Hope in heterogeneity: Big data, opportunity and policy

Lit screen at the Big Data Industry Expo in China

“Big data” is particularly useful for demonstrating variation across large groups. Using administrative tax data, for example, Stanford economist Raj Chetty and his colleagues have shown big differences in upward mobility rates by geography, by the economic background of students at different colleges, by the earnings of students taught by different teachers, and so on.

The basic message here is that when it comes to understanding how to promote more opportunity, it’s dangerous to make generalizations. For any given national trend or picture, there will be places, people, or institutions that do much worse than the average—and plenty that do a lot better.

A few weeks ago, Raj Chetty stopped by Brookings to present on his most recent research. After his presentation, he joined me and Adrianna Pita on the Intersections podcast to discuss how big data helps us understand diversity within populations—or as academics would say: helps us demonstrate heterogeneity.

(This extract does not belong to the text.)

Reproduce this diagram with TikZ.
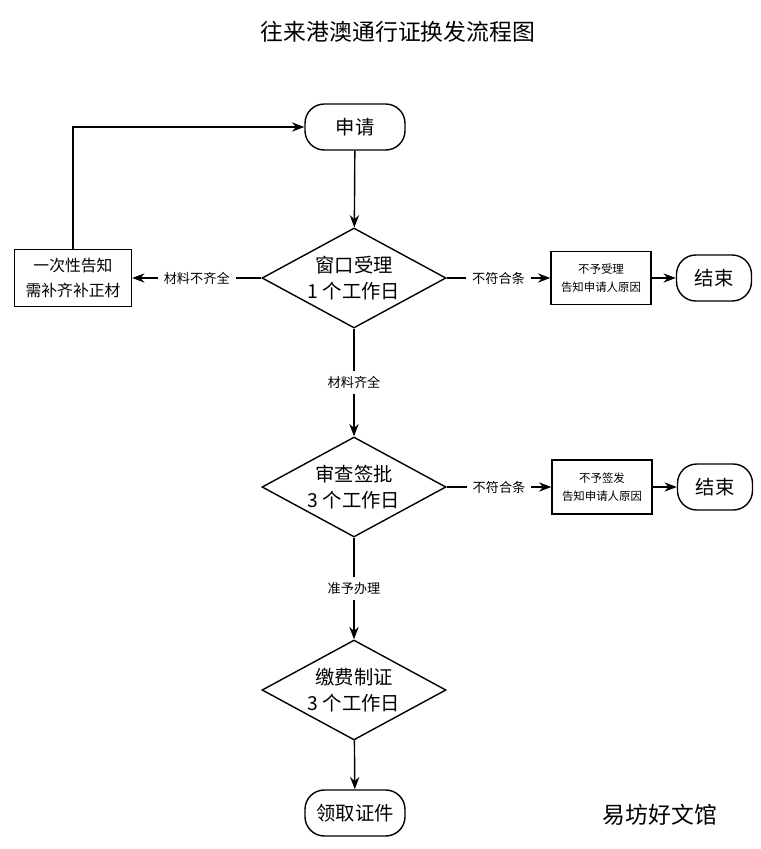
\documentclass[tikz,border=0pt]{standalone}
\usepackage{fontspec}
\setmainfont{Noto Sans CJK SC}
\usetikzlibrary{shapes.geometric,arrows.meta,positioning}
\tikzset{%
    term/.style={draw,thick,rounded corners=11pt,minimum width=100\px,minimum height=46\px,font=\fontsize{11}{13}\selectfont},
    dec/.style={draw,thick,diamond,aspect=1.84,inner sep=0pt,minimum width=184\px,minimum height=100\px,align=center,font=\fontsize{11}{15}\selectfont},
    box/.style={draw,thick,align=center,font=\fontsize{6.5}{10}\selectfont},
    flow/.style={thick,-{Stealth[length=7pt]}},
    lab/.style={fill=white,font=\fontsize{7.5}{9}\selectfont},
}
\newlength{\px}\setlength{\px}{0.02cm}
\begin{document}
\begin{tikzpicture}[x=0.02cm,y=-0.02cm]
    \useasboundingbox (0,0) rectangle (761,849);
    \node[font=\fontsize{13}{15}\selectfont] (title) at (398,32) {往来港澳通行证换发流程图};

    % 主线
    \node[term] (apply) at (355,127) {申请};
    \node[dec] (d1) at (354,278) {窗口受理\\1 个工作日};
    \node[dec] (d2) at (354,487) {审查签批\\3 个工作日};
    \node[dec] (d3) at (354,690) {缴费制证\\3 个工作日};
    \node[term] (get) at (355,813) {领取证件};

    % 旁支
    \node[box,minimum width=117\px,minimum height=57\px,font=\fontsize{9}{14}\selectfont] (notice) at (73,278) {一次性告知\\需补齐补正材};
    \node[box,minimum width=100\px,minimum height=53\px] (rej1) at (601,278) {不予受理\\告知申请人原因};
    \node[box,minimum width=100\px,minimum height=54\px] (rej2) at (602,487) {不予签发\\告知申请人原因};
    \node[term,minimum width=75\px] (end1) at (714,278) {结束};
    \node[term,minimum width=75\px] (end2) at (715,487) {结束};

    \draw[flow] (apply) -- (d1);
    \draw[flow] (d1) -- node[lab] {材料齐全} (d2);
    \draw[flow] (d2) -- node[lab] {准予办理} (d3);
    \draw[flow] (d3) -- (get);
    \draw[flow] (d1) -- node[lab] {材料不齐全} (notice);
    \draw[flow] (notice.north) |- (apply.west);
    \draw[flow] (d1) -- node[lab] {不符合条} (rej1);
    \draw[flow] (rej1) -- (end1);
    \draw[flow] (d2) -- node[lab] {不符合条} (rej2);
    \draw[flow] (rej2) -- (end2);

    \node[font=\fontsize{13}{15}\selectfont] (mark) at (660,815) {易坊好文馆};
\end{tikzpicture}
\end{document}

You can listen to the podcast here. If you missed Chetty’s presentation, you can watch video from the event.

Chetty’s not the only one working with large datasets, of course. Stanford’s Sean Reardon has assembled huge datasets of test score results, at different points in time, for schoolchildren across the nation. Armed with 300 million test scores across more than 11,000 school districts, Reardon looks, for example, at results in Grade 3 and Grade 8. As you would expect, the school districts with lower scores at Grade 3 are more likely to be lower-income areas, and also to have lower scores at Grade 8.

More interesting in terms of policy, however, are the departures from this story. The chart below shows where the 100 largest school districts place in terms of achievement in Grade 3 and achievement growth between Grades 3 and 8. (The size of each bubble corresponds to the district’s population). Districts in the upper-right quadrant, like Plano Independent School District, have high initial achievement as well as high growth; districts in the upper-left, like Chicago, have low initial achievement but high growth; and so on.

Heterogeneity fig 1
Source: Reardon, S.F. (2017). TEducational opportunity in early and middle childhood: Variation by place and age (CEPA Working Paper No.17-12). Retrieved from Stanford Center for Education Policy Analysis:

Examining the data by district allows us to see that while third-graders in Baltimore and Chicago start with similar achievement levels, by eighth grade, the Chicago students have jumped ahead. Chicago eighth-graders score at about the same level as those in New York and Henrico County, despite starting from a lower base. (Districts that fall on the same diagonal line have the same average eighth-grade achievement level).

“The socioeconomic profile of a district is a powerful predictor of the average test score performance of students in that district,” says Reardon. “Nonetheless, poverty is not destiny: There are districts with similarly low-income student populations where academic performance is higher than others. We can – and should – learn from such places to guide community and school improvement efforts in other communities.”

The work of big-data scholars like Reardon and Chetty helps to illuminate the scale of the challenge of improving upward mobility for low-income kids. But the heterogeneity also gives hope, too. We can identify institutions or cities that are bucking the trend in a positive direction: and see what we can learn from them. Big data then becomes a tool not only for describing the world, but changing it.